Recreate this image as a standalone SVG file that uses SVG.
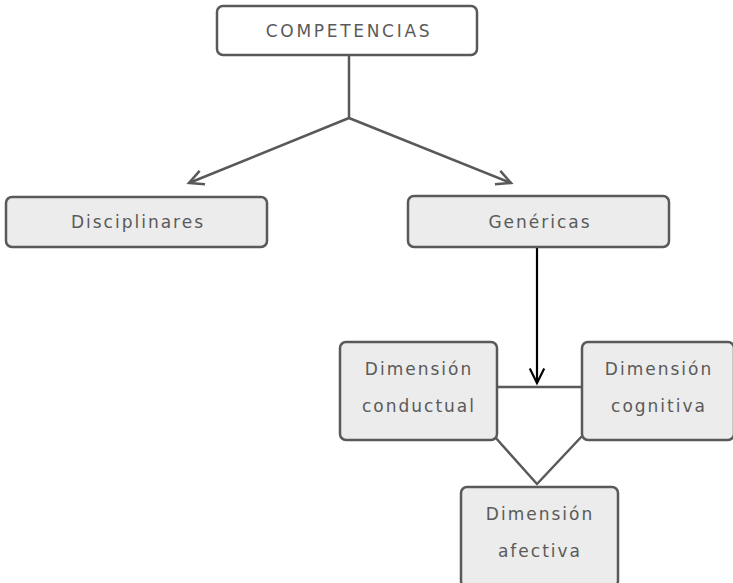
<svg xmlns="http://www.w3.org/2000/svg" width="733" height="583" viewBox="0 0 733 583">
<style>
.box{fill:#ebeceb;stroke:#595959;stroke-width:2.5}
.top{fill:#ffffff;stroke:#595959;stroke-width:2.5}
.t{font-family:"DejaVu Sans","Liberation Sans",sans-serif;font-size:17px;fill:#5a5a5a;text-anchor:middle;letter-spacing:2px}
.ln{stroke:#595959;stroke-width:2.5;fill:none}
</style>
<defs>
<marker id="ag" viewBox="0 0 20 20" refX="18" refY="10" markerWidth="18" markerHeight="18" markerUnits="userSpaceOnUse" orient="auto" overflow="visible">
<path d="M2,2 L18,10 L2,18" fill="none" stroke="#595959" stroke-width="2.8"/>
</marker>
<marker id="ab" viewBox="0 0 20 20" refX="18" refY="10" markerWidth="18" markerHeight="18" markerUnits="userSpaceOnUse" orient="auto" overflow="visible">
<path d="M2,2 L18,10 L2,18" fill="none" stroke="#000" stroke-width="2.4"/>
</marker>
</defs>
<g id="connectors">
<path class="ln" d="M349,55 L349,118"/>
<path class="ln" d="M349,118 L189,183" marker-end="url(#ag)"/>
<path class="ln" d="M349,118 L511,183" marker-end="url(#ag)"/>
<path d="M537,247 L537,383" stroke="#000" stroke-width="2.2" fill="none" marker-end="url(#ab)"/>
<path class="ln" d="M497,387 L582,387"/>
<path class="ln" d="M495,437 L537,484 L584,434"/>
</g>
<g id="competencias">
<rect class="top" x="217" y="6" width="260" height="49" rx="6"/>
<text class="t" x="349" y="37" style="letter-spacing:2.7px">COMPETENCIAS</text>
</g>
<g id="disciplinares">
<rect class="box" x="6" y="197" width="261" height="50" rx="6"/>
<text class="t" x="138" y="228">Disciplinares</text>
</g>
<g id="genericas">
<rect class="box" x="408" y="196" width="261" height="51" rx="6"/>
<text class="t" x="540" y="228">Genéricas</text>
</g>
<g id="conductual">
<rect class="box" x="340" y="342" width="157" height="98" rx="6"/>
<text class="t" x="419" y="375">Dimensión</text>
<text class="t" x="419" y="412">conductual</text>
</g>
<g id="cognitiva">
<rect class="box" x="582" y="342" width="152" height="98" rx="6"/>
<text class="t" x="659" y="375">Dimensión</text>
<text class="t" x="659" y="412">cognitiva</text>
</g>
<g id="afectiva">
<rect class="box" x="461" y="487" width="157" height="100" rx="6"/>
<text class="t" x="540" y="520">Dimensión</text>
<text class="t" x="540" y="557">afectiva</text>
</g>
</svg>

### WORK TO DO:
Write the listing out a second time exactly, dropping all images.

### COMPLETED TASK:
Recreate this image as a standalone SVG file that uses SVG.
<svg xmlns="http://www.w3.org/2000/svg" width="733" height="583" viewBox="0 0 733 583">
<style>
.box{fill:#ebeceb;stroke:#595959;stroke-width:2.5}
.top{fill:#ffffff;stroke:#595959;stroke-width:2.5}
.t{font-family:"DejaVu Sans","Liberation Sans",sans-serif;font-size:17px;fill:#5a5a5a;text-anchor:middle;letter-spacing:2px}
.ln{stroke:#595959;stroke-width:2.5;fill:none}
</style>
<defs>
<marker id="ag" viewBox="0 0 20 20" refX="18" refY="10" markerWidth="18" markerHeight="18" markerUnits="userSpaceOnUse" orient="auto" overflow="visible">
<path d="M2,2 L18,10 L2,18" fill="none" stroke="#595959" stroke-width="2.8"/>
</marker>
<marker id="ab" viewBox="0 0 20 20" refX="18" refY="10" markerWidth="18" markerHeight="18" markerUnits="userSpaceOnUse" orient="auto" overflow="visible">
<path d="M2,2 L18,10 L2,18" fill="none" stroke="#000" stroke-width="2.4"/>
</marker>
</defs>
<g id="connectors">
<path class="ln" d="M349,55 L349,118"/>
<path class="ln" d="M349,118 L189,183" marker-end="url(#ag)"/>
<path class="ln" d="M349,118 L511,183" marker-end="url(#ag)"/>
<path d="M537,247 L537,383" stroke="#000" stroke-width="2.2" fill="none" marker-end="url(#ab)"/>
<path class="ln" d="M497,387 L582,387"/>
<path class="ln" d="M495,437 L537,484 L584,434"/>
</g>
<g id="competencias">
<rect class="top" x="217" y="6" width="260" height="49" rx="6"/>
<text class="t" x="349" y="37" style="letter-spacing:2.7px">COMPETENCIAS</text>
</g>
<g id="disciplinares">
<rect class="box" x="6" y="197" width="261" height="50" rx="6"/>
<text class="t" x="138" y="228">Disciplinares</text>
</g>
<g id="genericas">
<rect class="box" x="408" y="196" width="261" height="51" rx="6"/>
<text class="t" x="540" y="228">Genéricas</text>
</g>
<g id="conductual">
<rect class="box" x="340" y="342" width="157" height="98" rx="6"/>
<text class="t" x="419" y="375">Dimensión</text>
<text class="t" x="419" y="412">conductual</text>
</g>
<g id="cognitiva">
<rect class="box" x="582" y="342" width="152" height="98" rx="6"/>
<text class="t" x="659" y="375">Dimensión</text>
<text class="t" x="659" y="412">cognitiva</text>
</g>
<g id="afectiva">
<rect class="box" x="461" y="487" width="157" height="100" rx="6"/>
<text class="t" x="540" y="520">Dimensión</text>
<text class="t" x="540" y="557">afectiva</text>
</g>
</svg>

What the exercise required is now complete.